- _RECORDS PROVIDED_:
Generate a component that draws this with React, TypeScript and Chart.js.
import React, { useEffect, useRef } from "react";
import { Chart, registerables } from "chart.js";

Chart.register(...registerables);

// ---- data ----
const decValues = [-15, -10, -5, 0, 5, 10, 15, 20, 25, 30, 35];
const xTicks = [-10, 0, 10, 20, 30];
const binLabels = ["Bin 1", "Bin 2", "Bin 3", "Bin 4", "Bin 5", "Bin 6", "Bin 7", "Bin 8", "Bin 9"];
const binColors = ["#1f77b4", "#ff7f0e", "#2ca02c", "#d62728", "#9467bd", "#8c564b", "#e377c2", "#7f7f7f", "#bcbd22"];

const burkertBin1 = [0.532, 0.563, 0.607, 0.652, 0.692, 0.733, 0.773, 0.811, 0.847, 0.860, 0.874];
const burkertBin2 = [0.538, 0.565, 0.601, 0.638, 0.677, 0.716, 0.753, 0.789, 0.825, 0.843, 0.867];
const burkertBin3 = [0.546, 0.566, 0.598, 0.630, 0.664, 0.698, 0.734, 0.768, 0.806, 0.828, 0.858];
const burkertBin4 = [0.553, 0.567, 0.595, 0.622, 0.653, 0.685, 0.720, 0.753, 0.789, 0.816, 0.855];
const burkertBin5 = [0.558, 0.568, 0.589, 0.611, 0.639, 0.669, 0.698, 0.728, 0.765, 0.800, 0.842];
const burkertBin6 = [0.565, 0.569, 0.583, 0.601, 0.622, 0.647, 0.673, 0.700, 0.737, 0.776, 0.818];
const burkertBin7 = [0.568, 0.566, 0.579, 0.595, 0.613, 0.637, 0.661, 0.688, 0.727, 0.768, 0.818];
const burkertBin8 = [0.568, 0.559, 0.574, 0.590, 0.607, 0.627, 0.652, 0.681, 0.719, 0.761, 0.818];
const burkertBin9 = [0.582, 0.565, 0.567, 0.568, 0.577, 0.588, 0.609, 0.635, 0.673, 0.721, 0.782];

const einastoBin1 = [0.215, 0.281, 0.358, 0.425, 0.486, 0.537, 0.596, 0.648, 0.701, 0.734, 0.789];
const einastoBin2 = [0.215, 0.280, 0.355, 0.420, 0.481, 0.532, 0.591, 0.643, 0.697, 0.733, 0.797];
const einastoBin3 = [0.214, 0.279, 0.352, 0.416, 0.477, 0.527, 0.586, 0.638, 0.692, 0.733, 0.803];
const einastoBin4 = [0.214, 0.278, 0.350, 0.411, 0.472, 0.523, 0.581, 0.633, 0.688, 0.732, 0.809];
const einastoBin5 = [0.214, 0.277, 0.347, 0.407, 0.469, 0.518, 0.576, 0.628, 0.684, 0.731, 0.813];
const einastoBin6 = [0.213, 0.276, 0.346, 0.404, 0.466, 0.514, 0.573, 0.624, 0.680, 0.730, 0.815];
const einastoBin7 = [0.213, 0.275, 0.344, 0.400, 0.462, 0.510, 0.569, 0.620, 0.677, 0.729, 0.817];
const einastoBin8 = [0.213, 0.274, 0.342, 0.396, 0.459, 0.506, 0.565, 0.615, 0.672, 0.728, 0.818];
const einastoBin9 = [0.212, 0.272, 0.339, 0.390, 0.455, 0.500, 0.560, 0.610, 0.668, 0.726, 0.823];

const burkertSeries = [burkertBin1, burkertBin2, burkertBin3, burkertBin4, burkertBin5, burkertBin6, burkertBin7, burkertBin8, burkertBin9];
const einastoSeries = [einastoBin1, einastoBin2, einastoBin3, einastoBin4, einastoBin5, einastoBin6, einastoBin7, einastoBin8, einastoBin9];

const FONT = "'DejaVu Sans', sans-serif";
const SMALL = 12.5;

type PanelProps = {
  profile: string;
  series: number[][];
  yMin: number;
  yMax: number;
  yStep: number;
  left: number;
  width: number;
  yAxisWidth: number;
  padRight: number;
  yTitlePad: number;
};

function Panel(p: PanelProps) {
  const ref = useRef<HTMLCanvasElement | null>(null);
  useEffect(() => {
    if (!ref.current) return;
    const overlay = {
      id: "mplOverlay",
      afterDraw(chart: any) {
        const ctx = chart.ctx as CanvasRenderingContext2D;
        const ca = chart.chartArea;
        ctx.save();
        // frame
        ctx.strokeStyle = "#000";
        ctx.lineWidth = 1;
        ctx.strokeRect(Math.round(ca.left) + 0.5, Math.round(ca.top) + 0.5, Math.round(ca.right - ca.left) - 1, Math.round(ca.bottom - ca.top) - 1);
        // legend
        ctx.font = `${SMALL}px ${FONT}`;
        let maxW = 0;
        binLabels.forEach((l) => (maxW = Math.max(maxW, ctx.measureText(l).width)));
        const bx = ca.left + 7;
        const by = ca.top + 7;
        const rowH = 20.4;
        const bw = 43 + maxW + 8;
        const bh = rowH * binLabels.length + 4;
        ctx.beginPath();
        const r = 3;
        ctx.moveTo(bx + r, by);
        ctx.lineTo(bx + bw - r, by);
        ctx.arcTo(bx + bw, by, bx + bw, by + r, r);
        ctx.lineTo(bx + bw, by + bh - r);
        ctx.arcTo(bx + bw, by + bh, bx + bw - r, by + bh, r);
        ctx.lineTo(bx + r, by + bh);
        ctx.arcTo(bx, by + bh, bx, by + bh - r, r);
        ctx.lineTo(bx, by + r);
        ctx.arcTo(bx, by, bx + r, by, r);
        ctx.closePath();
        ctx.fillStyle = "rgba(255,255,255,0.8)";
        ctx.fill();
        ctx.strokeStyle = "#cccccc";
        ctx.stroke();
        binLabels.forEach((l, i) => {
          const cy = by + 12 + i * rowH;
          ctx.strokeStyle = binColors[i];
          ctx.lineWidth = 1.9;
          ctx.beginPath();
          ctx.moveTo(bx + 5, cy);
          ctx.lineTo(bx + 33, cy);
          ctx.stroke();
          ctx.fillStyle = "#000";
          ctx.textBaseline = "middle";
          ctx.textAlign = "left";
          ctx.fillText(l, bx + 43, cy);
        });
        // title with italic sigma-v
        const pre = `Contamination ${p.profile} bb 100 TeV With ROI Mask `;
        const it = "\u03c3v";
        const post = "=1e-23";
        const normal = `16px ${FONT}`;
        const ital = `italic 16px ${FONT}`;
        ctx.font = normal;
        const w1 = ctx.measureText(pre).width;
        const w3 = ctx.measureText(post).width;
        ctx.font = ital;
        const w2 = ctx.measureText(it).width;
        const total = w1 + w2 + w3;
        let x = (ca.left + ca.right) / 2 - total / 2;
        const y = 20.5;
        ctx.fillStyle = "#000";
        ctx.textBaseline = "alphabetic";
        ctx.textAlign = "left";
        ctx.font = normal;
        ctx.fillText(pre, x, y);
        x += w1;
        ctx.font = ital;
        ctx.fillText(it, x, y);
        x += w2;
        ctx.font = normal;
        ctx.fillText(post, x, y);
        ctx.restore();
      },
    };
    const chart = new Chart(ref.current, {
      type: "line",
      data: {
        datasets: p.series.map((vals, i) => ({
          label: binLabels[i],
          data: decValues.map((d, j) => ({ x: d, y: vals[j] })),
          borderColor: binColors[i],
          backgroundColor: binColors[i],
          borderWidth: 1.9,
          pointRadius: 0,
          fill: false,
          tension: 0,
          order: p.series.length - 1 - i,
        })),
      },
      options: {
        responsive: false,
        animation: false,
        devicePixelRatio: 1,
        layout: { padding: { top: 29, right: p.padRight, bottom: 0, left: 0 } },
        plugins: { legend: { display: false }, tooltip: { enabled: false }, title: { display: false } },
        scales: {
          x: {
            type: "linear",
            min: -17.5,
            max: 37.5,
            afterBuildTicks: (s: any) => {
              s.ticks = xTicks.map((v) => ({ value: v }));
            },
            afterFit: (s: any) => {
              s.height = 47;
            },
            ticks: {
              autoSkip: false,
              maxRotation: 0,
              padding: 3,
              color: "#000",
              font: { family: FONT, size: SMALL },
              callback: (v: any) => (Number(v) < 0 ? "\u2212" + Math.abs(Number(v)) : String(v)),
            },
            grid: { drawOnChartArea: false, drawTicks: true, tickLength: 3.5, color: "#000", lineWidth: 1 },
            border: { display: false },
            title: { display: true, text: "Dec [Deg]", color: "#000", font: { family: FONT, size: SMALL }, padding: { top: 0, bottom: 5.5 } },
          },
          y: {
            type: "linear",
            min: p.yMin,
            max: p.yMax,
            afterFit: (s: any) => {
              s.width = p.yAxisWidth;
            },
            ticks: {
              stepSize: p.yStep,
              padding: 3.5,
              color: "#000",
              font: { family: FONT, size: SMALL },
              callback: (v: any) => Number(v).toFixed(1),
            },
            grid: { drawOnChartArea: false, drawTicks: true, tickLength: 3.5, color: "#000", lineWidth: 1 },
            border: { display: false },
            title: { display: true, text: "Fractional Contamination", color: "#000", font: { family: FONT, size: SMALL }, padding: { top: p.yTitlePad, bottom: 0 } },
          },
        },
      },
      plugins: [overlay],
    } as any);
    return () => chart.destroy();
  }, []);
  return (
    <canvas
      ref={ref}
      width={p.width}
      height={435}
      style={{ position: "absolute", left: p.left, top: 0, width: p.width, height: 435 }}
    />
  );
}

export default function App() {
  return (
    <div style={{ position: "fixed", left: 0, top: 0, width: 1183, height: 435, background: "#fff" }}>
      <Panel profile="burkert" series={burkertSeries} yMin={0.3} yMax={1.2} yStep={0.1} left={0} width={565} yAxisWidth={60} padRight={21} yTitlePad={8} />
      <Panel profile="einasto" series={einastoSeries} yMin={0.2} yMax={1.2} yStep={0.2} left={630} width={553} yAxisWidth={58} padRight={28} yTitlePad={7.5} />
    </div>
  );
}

---

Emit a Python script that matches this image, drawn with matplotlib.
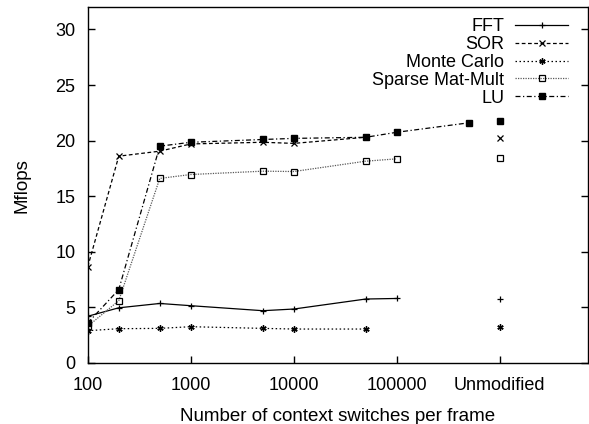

--

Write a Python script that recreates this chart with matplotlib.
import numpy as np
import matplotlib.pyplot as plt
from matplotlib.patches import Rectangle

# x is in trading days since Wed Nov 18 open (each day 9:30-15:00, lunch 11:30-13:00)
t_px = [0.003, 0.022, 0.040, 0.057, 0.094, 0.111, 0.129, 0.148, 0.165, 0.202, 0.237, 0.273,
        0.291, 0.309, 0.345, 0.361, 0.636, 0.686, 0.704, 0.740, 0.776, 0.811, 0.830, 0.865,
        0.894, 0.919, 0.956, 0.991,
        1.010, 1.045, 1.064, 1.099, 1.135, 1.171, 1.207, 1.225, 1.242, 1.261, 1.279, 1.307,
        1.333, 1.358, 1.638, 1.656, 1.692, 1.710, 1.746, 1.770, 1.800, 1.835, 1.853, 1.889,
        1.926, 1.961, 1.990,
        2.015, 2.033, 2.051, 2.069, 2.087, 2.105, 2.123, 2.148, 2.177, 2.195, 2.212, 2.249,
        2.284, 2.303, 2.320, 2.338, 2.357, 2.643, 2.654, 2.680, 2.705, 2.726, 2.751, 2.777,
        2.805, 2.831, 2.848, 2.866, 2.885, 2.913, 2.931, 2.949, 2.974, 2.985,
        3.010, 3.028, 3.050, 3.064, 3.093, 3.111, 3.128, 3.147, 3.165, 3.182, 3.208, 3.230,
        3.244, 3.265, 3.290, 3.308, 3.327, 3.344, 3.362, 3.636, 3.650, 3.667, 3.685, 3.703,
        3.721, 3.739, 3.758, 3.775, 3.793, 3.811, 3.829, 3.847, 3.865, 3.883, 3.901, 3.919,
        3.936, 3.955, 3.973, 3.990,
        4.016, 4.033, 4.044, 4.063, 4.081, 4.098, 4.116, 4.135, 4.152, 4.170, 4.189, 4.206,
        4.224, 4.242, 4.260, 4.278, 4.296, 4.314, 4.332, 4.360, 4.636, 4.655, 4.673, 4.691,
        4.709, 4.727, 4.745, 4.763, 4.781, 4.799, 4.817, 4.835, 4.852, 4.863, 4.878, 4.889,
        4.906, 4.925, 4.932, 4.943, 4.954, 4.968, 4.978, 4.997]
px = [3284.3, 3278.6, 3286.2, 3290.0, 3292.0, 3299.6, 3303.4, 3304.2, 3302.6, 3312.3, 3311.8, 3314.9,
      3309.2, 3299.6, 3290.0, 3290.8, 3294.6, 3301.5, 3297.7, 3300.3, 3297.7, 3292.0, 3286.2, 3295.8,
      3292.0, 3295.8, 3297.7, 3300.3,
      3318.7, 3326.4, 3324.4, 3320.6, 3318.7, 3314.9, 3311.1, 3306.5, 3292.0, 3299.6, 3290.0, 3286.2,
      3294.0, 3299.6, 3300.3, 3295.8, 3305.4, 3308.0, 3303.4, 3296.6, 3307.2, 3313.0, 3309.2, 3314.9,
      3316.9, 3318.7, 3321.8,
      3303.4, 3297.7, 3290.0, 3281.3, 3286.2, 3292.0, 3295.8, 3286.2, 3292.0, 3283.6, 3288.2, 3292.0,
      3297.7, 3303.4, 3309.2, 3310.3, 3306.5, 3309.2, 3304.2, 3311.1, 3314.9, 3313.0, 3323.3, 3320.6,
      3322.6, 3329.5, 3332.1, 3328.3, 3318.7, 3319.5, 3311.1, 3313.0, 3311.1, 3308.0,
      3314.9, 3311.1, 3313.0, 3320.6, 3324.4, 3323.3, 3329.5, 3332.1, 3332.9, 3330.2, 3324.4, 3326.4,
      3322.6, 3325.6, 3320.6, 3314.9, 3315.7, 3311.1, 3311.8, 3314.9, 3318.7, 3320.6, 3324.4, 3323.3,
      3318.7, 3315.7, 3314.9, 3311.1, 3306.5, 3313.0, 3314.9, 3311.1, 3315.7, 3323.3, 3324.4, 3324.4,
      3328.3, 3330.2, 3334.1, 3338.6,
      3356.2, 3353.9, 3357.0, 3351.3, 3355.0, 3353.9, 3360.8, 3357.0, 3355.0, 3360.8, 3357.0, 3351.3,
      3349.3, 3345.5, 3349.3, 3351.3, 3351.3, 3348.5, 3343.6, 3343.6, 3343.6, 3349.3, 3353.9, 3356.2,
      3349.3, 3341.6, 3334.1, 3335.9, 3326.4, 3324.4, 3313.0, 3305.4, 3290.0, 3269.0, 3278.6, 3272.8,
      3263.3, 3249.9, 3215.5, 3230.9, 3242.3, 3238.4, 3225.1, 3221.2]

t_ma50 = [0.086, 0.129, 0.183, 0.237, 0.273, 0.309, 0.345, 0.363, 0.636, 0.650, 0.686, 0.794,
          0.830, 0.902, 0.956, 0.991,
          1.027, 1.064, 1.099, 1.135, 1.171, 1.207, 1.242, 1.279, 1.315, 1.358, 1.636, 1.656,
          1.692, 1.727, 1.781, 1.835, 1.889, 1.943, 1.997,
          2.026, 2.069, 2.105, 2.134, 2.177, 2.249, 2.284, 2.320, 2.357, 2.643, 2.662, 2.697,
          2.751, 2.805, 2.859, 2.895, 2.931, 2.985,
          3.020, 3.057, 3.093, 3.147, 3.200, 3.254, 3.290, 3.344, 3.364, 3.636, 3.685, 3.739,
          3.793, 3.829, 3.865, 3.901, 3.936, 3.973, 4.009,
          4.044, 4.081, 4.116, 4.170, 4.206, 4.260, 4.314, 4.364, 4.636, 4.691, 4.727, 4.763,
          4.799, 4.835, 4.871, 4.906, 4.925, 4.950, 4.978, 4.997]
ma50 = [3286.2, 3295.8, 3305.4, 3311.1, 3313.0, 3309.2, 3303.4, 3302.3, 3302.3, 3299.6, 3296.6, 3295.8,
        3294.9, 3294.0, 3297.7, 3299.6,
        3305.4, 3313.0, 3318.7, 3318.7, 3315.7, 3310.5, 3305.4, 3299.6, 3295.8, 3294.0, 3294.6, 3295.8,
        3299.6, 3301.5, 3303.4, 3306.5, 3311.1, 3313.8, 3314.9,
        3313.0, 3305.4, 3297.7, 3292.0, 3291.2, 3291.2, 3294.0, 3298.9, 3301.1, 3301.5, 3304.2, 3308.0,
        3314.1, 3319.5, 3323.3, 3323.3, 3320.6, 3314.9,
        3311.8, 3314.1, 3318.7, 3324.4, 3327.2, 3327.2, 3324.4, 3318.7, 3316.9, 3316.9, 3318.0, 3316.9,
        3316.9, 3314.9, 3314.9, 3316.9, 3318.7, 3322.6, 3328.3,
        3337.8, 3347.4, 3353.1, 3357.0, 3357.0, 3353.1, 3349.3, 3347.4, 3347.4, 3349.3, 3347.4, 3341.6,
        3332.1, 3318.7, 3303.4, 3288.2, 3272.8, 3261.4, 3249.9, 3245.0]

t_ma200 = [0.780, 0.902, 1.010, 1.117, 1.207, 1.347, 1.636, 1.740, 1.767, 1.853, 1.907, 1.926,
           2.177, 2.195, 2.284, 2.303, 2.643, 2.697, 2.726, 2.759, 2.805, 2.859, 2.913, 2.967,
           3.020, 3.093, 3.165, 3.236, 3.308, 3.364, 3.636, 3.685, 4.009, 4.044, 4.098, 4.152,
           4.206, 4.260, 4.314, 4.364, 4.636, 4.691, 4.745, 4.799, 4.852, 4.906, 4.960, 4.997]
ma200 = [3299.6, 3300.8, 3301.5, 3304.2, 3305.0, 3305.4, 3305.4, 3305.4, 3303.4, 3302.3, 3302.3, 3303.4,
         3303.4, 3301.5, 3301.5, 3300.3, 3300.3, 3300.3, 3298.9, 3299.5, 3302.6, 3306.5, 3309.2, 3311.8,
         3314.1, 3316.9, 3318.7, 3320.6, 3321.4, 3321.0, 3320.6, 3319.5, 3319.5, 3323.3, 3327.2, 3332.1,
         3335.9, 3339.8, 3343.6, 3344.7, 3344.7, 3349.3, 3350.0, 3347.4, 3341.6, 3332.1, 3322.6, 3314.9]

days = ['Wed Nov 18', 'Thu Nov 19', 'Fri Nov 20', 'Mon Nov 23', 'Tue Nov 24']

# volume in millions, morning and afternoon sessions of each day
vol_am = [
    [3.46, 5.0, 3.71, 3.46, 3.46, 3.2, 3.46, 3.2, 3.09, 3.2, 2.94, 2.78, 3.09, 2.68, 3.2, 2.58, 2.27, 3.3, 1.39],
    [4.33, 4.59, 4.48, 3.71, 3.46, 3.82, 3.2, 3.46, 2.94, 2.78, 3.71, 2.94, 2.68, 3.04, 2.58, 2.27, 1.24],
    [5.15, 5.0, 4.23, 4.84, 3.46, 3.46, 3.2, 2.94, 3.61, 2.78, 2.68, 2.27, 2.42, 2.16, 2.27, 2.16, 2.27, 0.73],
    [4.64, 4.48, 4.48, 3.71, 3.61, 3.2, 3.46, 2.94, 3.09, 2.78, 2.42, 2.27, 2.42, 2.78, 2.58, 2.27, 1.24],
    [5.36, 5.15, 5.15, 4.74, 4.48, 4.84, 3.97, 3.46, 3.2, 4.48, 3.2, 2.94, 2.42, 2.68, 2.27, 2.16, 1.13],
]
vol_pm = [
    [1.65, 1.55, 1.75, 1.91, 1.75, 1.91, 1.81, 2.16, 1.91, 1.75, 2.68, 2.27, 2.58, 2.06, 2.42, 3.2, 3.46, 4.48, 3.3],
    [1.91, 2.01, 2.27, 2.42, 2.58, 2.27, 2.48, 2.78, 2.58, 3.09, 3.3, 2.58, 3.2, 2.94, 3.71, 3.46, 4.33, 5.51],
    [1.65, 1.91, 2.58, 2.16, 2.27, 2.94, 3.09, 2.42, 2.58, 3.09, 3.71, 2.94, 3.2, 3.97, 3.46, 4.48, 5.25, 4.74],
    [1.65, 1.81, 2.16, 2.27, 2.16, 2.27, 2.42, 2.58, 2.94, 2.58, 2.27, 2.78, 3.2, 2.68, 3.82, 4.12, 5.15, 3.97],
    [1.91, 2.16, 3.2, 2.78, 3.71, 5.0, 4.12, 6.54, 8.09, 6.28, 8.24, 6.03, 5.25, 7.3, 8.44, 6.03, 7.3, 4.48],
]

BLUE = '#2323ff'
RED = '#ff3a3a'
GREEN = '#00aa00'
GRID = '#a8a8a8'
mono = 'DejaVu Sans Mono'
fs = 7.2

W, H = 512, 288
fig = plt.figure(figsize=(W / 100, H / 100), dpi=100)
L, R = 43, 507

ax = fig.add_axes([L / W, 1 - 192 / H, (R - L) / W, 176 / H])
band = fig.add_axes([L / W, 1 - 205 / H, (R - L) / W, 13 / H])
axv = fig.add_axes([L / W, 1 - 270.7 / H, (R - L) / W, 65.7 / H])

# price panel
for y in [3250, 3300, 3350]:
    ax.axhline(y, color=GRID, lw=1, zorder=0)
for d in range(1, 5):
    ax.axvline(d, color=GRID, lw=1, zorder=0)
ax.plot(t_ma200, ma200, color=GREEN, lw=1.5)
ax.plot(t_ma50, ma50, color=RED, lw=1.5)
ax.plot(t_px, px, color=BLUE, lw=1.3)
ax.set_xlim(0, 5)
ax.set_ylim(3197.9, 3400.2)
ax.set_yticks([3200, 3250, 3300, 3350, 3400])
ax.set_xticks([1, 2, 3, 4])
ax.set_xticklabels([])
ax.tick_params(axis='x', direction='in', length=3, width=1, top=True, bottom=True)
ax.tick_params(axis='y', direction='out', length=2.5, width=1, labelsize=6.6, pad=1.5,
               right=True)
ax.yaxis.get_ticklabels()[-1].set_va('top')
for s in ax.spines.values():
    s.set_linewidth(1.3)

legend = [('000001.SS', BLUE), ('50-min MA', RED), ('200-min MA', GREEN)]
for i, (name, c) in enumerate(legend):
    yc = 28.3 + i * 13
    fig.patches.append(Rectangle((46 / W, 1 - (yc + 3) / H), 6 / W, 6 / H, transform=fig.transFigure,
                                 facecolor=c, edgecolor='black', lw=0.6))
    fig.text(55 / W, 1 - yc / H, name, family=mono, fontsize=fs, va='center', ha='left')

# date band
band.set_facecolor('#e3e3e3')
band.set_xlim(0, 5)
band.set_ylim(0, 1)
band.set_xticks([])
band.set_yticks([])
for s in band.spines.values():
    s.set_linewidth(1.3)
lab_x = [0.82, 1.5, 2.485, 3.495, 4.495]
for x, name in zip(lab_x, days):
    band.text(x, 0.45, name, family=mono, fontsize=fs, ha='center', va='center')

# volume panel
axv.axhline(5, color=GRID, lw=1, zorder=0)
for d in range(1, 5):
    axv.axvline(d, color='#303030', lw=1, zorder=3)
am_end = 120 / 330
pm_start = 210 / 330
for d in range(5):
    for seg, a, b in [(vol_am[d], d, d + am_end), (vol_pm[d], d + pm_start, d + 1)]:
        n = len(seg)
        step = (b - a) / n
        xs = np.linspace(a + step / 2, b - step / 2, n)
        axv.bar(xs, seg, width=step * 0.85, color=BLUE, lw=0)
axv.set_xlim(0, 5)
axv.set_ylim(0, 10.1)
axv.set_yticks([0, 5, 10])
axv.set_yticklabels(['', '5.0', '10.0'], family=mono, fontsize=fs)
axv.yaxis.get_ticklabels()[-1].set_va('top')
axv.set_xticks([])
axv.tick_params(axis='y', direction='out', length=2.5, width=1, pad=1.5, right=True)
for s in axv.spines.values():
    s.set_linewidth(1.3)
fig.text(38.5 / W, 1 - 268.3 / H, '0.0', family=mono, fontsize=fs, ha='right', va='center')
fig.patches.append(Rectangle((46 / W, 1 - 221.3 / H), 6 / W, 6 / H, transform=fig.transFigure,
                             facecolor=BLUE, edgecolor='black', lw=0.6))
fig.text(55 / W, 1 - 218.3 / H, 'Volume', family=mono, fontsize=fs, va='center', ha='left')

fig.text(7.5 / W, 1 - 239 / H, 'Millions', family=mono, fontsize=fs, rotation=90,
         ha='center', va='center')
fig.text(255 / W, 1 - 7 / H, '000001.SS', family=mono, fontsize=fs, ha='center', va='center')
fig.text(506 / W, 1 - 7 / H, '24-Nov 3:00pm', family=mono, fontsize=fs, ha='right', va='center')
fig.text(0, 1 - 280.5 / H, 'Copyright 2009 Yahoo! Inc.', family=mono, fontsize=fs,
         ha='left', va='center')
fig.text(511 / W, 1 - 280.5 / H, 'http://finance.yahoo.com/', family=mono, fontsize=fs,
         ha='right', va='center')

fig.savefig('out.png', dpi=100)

- _GIVEN TASK_: Look above for the line containing "Generate a component". Output from there through the line containing "Chart.register(...registerables);", exactly and inclusively.

- _TASK ANSWER_:
Generate a component that draws this with React, TypeScript and Chart.js.
import React, { useEffect, useRef } from "react";
import { Chart, registerables } from "chart.js";

Chart.register(...registerables);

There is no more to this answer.